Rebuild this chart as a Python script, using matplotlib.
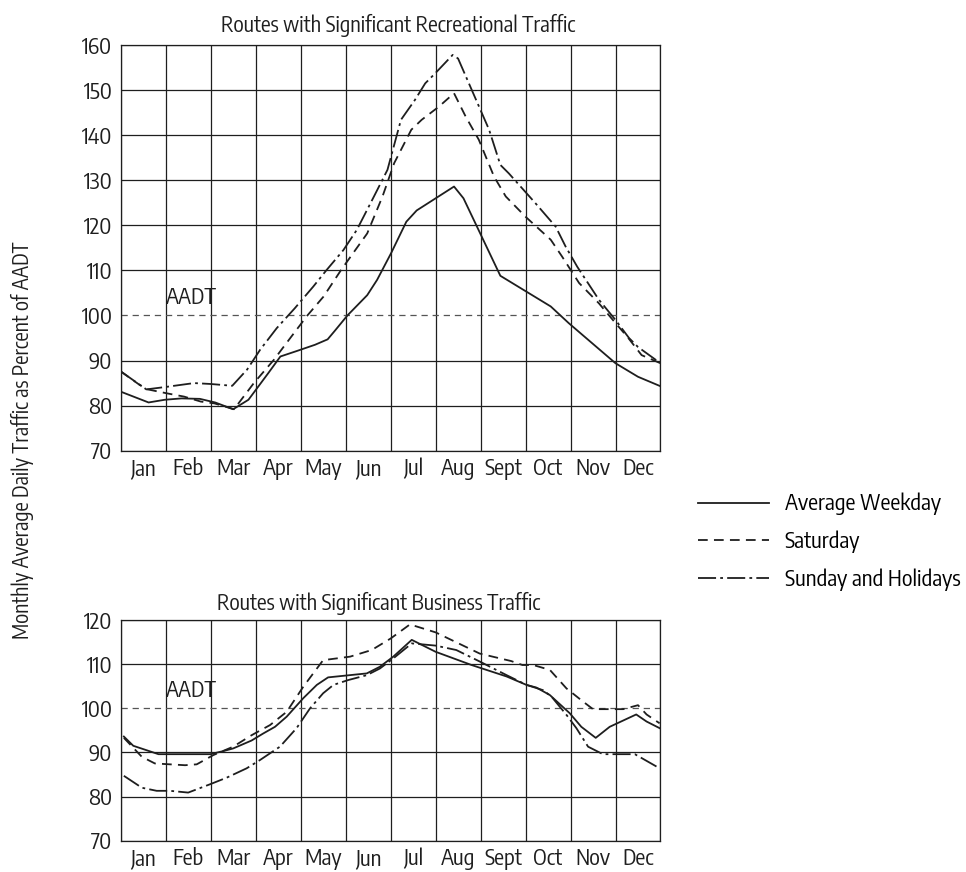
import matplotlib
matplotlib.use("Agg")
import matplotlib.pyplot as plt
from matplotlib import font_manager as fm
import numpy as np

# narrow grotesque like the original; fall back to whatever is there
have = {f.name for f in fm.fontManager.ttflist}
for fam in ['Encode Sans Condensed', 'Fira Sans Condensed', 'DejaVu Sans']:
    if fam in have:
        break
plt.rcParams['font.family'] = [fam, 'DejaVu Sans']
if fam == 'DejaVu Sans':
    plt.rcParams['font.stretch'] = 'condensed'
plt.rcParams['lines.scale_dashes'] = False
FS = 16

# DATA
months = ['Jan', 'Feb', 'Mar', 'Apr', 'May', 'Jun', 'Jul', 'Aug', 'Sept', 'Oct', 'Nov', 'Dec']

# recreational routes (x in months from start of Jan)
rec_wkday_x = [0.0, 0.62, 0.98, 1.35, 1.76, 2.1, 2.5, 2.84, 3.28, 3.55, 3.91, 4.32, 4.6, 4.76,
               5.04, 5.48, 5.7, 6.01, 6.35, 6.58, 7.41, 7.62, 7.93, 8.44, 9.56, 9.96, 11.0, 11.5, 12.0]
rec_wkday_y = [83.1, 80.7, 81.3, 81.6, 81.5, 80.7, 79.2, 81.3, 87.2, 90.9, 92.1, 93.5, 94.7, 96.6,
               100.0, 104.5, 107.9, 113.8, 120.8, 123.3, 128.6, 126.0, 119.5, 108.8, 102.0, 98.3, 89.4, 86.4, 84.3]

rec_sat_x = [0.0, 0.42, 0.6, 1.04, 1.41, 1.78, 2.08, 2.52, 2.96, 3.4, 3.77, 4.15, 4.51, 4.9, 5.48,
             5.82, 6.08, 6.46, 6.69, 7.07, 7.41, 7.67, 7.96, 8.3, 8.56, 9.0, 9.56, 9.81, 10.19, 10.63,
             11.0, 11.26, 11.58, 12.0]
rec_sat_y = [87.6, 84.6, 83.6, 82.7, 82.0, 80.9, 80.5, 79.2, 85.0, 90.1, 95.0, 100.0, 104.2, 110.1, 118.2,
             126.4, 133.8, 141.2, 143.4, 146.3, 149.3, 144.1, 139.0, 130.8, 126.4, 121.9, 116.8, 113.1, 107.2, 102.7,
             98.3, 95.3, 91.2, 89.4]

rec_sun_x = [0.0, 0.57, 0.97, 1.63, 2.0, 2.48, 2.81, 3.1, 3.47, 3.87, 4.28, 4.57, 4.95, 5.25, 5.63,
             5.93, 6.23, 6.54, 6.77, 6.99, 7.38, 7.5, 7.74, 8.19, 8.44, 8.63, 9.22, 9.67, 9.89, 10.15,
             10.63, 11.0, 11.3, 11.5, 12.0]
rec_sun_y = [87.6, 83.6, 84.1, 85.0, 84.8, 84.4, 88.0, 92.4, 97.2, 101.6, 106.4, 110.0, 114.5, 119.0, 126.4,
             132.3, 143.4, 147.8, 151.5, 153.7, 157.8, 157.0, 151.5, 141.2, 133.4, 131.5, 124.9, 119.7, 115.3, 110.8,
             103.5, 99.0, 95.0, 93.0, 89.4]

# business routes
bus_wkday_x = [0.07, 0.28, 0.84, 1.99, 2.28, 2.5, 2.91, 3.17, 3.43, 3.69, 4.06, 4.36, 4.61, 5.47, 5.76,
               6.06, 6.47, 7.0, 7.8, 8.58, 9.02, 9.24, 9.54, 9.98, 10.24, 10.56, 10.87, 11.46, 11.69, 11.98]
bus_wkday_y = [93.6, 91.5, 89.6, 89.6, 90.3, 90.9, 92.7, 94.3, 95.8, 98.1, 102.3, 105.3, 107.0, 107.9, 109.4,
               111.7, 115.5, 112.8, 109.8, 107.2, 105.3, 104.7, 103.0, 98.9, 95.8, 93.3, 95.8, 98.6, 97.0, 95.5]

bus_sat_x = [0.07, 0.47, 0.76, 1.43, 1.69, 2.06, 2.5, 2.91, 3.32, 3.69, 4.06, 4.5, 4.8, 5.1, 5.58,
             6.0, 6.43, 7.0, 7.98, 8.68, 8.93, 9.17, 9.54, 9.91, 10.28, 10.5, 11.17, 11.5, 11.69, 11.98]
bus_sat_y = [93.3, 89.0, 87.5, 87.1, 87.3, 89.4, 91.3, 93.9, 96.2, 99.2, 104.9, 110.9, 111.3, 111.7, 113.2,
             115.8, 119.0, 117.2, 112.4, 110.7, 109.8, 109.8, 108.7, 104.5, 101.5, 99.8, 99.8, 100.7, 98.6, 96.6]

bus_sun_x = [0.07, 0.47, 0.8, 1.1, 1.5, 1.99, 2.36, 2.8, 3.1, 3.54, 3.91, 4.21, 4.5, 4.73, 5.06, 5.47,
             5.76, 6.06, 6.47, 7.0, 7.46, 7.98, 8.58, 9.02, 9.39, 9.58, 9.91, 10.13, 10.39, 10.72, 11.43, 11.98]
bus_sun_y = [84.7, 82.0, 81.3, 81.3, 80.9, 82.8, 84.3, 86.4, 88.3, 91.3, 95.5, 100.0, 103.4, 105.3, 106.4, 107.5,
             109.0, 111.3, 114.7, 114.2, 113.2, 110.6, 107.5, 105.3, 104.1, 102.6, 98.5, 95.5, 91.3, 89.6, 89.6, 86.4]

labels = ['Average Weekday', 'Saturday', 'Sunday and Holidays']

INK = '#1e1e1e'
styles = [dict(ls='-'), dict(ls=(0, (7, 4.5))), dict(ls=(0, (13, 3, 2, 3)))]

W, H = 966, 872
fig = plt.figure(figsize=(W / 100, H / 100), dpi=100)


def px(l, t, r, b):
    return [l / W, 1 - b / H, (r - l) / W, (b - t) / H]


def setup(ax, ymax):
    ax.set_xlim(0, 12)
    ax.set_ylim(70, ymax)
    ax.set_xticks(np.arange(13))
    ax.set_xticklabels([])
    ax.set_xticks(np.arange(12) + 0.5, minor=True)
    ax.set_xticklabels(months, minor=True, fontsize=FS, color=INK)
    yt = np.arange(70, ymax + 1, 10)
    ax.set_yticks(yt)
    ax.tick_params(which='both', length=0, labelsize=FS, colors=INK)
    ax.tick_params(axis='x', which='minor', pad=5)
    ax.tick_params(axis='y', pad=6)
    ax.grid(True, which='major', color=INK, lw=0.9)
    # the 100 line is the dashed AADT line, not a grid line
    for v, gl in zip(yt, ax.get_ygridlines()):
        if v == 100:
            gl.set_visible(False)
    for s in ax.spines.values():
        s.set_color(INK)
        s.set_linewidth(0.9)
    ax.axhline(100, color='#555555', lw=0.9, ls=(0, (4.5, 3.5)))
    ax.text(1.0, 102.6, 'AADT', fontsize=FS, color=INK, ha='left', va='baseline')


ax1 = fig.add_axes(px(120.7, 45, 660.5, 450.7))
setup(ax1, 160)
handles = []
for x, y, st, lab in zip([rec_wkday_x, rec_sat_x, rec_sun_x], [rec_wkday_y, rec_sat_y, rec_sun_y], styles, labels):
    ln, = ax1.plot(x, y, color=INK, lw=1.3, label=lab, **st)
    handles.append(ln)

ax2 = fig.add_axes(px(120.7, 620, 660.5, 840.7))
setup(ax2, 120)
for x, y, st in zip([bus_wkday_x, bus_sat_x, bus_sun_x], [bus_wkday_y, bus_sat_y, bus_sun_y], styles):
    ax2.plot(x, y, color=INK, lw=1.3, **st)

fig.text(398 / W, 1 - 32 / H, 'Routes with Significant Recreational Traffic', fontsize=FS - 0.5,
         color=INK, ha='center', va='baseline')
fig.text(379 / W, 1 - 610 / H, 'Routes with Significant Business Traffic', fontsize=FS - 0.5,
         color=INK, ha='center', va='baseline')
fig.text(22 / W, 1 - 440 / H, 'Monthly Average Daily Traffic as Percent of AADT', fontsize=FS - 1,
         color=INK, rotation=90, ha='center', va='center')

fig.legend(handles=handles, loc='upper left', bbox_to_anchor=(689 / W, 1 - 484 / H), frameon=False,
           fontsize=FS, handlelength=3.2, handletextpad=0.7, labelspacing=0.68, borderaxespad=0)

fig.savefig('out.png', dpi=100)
== == ==
# Problem:
Starting with the first line of the data above and ending with the line containing "import numpy as np", please restate every line exactly, leaving images out.

# Task result:
Rebuild this chart as a Python script, using matplotlib.
import matplotlib
matplotlib.use("Agg")
import matplotlib.pyplot as plt
from matplotlib import font_manager as fm
import numpy as np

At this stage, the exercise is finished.